Other children, clearly influenced by horror movies or Body Shock-style documentaries associated the term disability with stories of ‘extreme’ and unusual impairments like having additional arms and legs or being covered in fungal growths.

The findings come from the Disability Equality in English Primary Schools (DEEPS) project, funded by the Economic and Social Research Council. Questionnaires were sent to 500 primary schools around the UK in 2008, and researchers talked to groups of children in year two (aged 6-7) and year six (aged 10-11) in six schools. The team was led by Leeds lecturer Dr Angharad Beckett, who said: “We looked at what non-disabled children know about the lives of disabled people, and what primary schools were doing to tackle misconceptions about disability. We found that although some schools are tackling this issue, many schools are doing very little, sometimes nothing.”

“And it is worth noting”, she commented, “that as of December 2007 all primary schools in England were supposed to have a Disability Equality Scheme in place that, amongst other things, included the school’s plan to promote positive attitudes towards disabled people. Only 30% of the schools surveyed actually had a plan in place that included that dimension”.

The study also looked at how disabled people are portrayed in children’s fiction – examining in detail 100 texts available to primary schools and suggested by a range of recommended suppliers. Even here they found a very mixed picture, with disabled people often shown as passive and sometimes tragic characters, perpetuating negative stereotypes. “In the worst examples it was almost as though these disabled characters had been put into the story for ‘freak-show’ effect,” said Dr Beckett.

But the researchers also found that once the issues around disability were explained to children, as they had been in one school visited, negative attitudes were easily dispelled and more positive attitudes generated. Further, “the children were clearly interested to learn about figures like Helen Keller, Stephen Hawking and Franklin D Roosevelt - who they admired” said Dr Beckett.

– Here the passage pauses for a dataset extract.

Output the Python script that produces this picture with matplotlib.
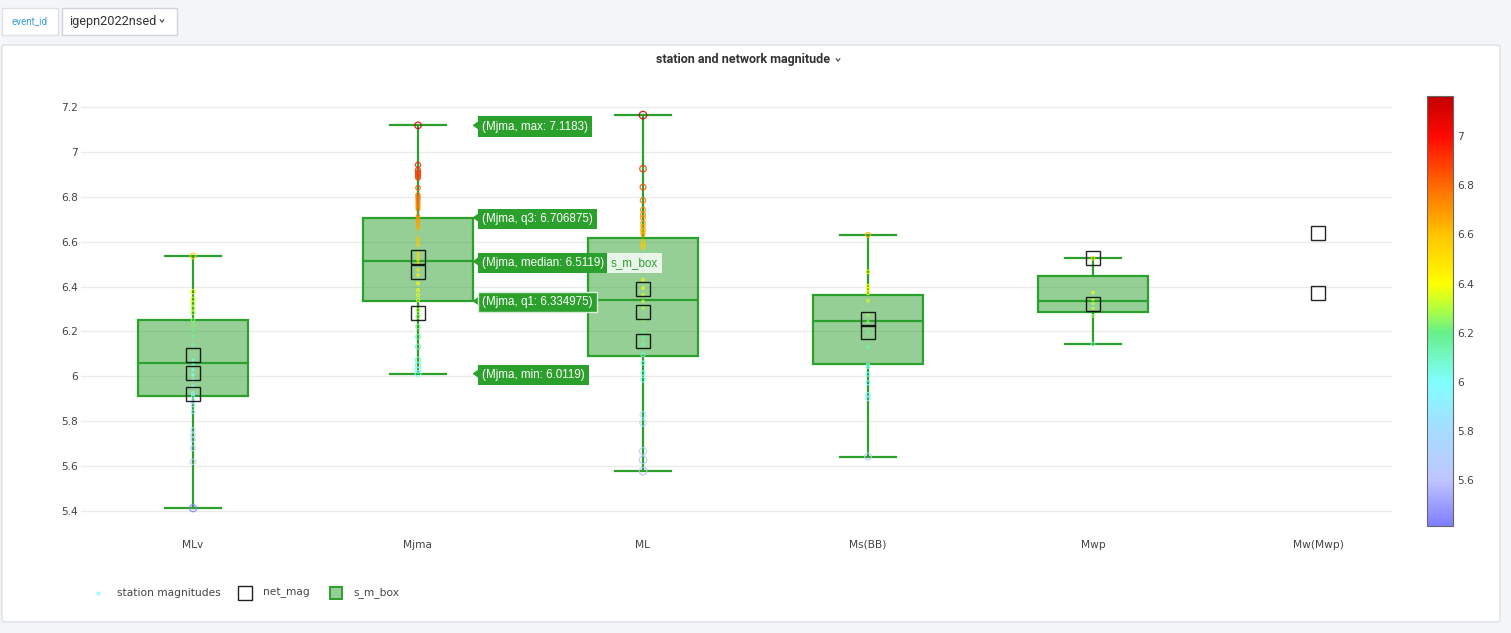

The research rests upon the social model of disability which makes a distinction between “impairment” - what is not working properly with a part of the body, mind or senses; and “disability” - what happens when a person who has an impairment faces barriers in society, physical or attitudinal, that exclude them from doing things that most people take for granted. “It’s a distinction that most children, at least by age 10 or 11, are perfectly capable of understanding,” said Dr Beckett. “When we talked to them at length we found that many were really shocked about how society effectively disables people, excluding them from many areas of life. Most children seem to have a keen sense of what is socially just and considered the ways that society treats disabled people to be very ‘unfair’”.

“The challenge, of course, is how to encourage and support already hard-pressed primary schools to start teaching children about disability and promote positive attitudes. More than half of the schools surveyed admitted that they could do more in this area, but many teachers felt they had neither the time nor the appropriate expertise to put these issues across.

“Schools need good quality resources – which are available but which do not appear to be reaching schools - a clearer understanding that disability awareness can be built into the curriculum quite easily, and the confidence to deal with these issues, so that by the time children reach high school, their attitudes towards disabled people are based on fact rather than misunderstanding.”